Entries supplied -
[START]

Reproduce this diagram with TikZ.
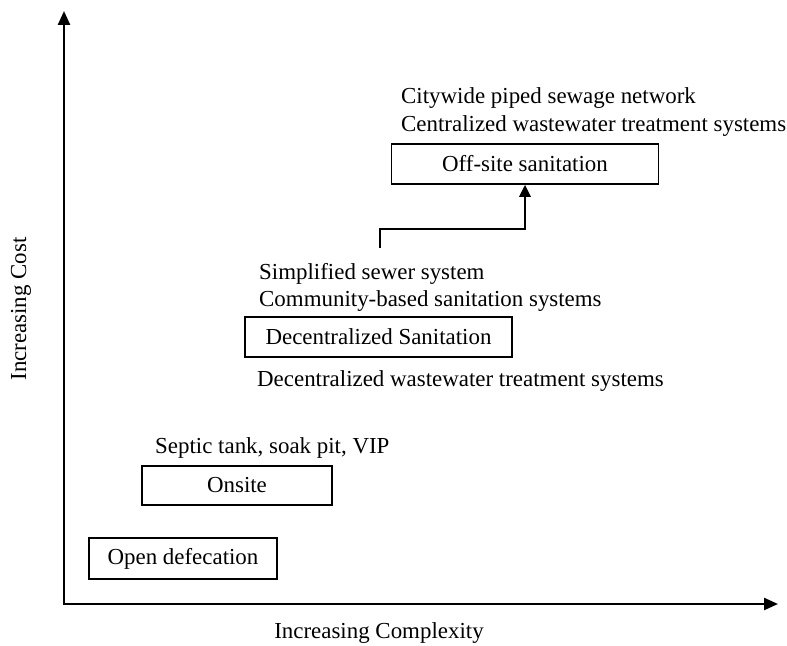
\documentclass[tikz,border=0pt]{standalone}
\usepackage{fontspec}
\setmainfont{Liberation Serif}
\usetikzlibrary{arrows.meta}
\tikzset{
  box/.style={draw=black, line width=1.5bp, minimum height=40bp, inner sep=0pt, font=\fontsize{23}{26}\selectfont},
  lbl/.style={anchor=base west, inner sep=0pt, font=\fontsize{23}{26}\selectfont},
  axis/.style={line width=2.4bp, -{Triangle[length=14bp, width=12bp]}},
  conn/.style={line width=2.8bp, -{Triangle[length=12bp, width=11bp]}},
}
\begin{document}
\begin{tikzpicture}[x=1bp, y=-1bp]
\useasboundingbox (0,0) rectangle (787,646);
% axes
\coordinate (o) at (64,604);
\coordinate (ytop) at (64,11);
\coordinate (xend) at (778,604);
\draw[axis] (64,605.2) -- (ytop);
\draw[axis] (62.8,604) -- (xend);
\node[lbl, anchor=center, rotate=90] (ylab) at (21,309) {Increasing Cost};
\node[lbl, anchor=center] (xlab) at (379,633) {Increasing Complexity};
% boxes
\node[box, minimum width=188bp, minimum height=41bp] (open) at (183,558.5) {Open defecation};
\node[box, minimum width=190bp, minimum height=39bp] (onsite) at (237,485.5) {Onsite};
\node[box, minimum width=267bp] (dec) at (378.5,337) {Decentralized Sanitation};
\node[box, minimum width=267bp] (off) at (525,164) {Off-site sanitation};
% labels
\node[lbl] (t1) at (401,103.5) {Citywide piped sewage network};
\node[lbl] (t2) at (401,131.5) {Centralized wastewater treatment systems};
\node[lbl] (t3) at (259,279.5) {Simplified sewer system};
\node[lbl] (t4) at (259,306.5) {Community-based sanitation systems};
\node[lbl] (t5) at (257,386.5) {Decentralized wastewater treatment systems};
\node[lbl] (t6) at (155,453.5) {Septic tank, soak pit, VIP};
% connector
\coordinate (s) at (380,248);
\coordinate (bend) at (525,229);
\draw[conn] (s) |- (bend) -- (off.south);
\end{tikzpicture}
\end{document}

[END]
[START]

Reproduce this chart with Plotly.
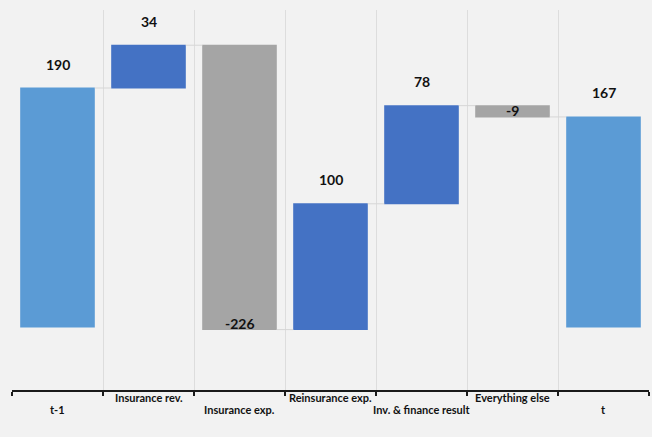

[END]
[START]

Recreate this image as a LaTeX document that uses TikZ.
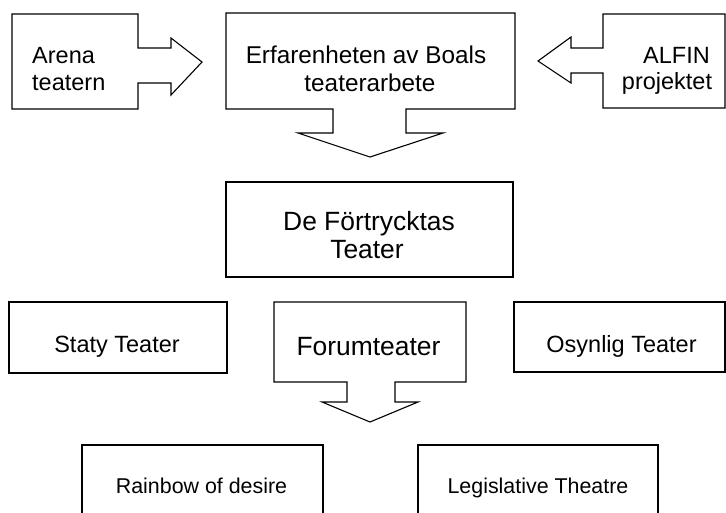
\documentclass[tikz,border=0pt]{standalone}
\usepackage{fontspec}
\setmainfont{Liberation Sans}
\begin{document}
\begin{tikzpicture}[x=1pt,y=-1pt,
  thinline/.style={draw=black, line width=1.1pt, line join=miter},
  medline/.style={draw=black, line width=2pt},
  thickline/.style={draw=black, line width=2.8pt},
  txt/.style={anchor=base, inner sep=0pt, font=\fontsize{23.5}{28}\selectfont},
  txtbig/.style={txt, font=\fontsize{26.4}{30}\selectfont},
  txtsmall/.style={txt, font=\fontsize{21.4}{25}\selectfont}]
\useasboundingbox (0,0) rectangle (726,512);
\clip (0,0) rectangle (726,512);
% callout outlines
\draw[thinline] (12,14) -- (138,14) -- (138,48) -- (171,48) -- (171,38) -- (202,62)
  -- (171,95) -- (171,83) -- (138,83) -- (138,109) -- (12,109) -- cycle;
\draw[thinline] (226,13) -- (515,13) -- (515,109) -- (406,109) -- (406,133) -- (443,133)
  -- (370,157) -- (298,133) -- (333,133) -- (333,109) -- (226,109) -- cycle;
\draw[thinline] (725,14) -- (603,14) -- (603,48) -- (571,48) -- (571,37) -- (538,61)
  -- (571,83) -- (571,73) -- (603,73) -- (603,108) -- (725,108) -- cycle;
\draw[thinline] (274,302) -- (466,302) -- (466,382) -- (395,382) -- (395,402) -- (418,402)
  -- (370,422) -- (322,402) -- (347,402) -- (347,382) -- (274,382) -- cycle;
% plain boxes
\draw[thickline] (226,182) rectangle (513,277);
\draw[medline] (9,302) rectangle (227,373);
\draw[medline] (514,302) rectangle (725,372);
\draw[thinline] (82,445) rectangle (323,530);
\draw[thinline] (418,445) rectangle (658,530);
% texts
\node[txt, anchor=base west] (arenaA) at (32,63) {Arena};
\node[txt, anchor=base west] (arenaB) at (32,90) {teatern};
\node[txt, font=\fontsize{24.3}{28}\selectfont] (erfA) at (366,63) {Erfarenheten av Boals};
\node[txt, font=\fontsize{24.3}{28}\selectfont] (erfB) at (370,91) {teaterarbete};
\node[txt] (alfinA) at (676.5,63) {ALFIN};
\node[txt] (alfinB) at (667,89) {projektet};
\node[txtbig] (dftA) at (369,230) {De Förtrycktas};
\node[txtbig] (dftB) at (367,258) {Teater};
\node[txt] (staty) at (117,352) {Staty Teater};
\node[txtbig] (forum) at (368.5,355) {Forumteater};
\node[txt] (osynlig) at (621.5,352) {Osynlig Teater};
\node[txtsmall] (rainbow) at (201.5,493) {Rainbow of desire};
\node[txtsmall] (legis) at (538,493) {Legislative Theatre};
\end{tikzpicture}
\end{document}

[END]

Exercise - Which lines contain the word "with"? Copy each one.

Full answer -
Reproduce this diagram with TikZ.
Reproduce this chart with Plotly.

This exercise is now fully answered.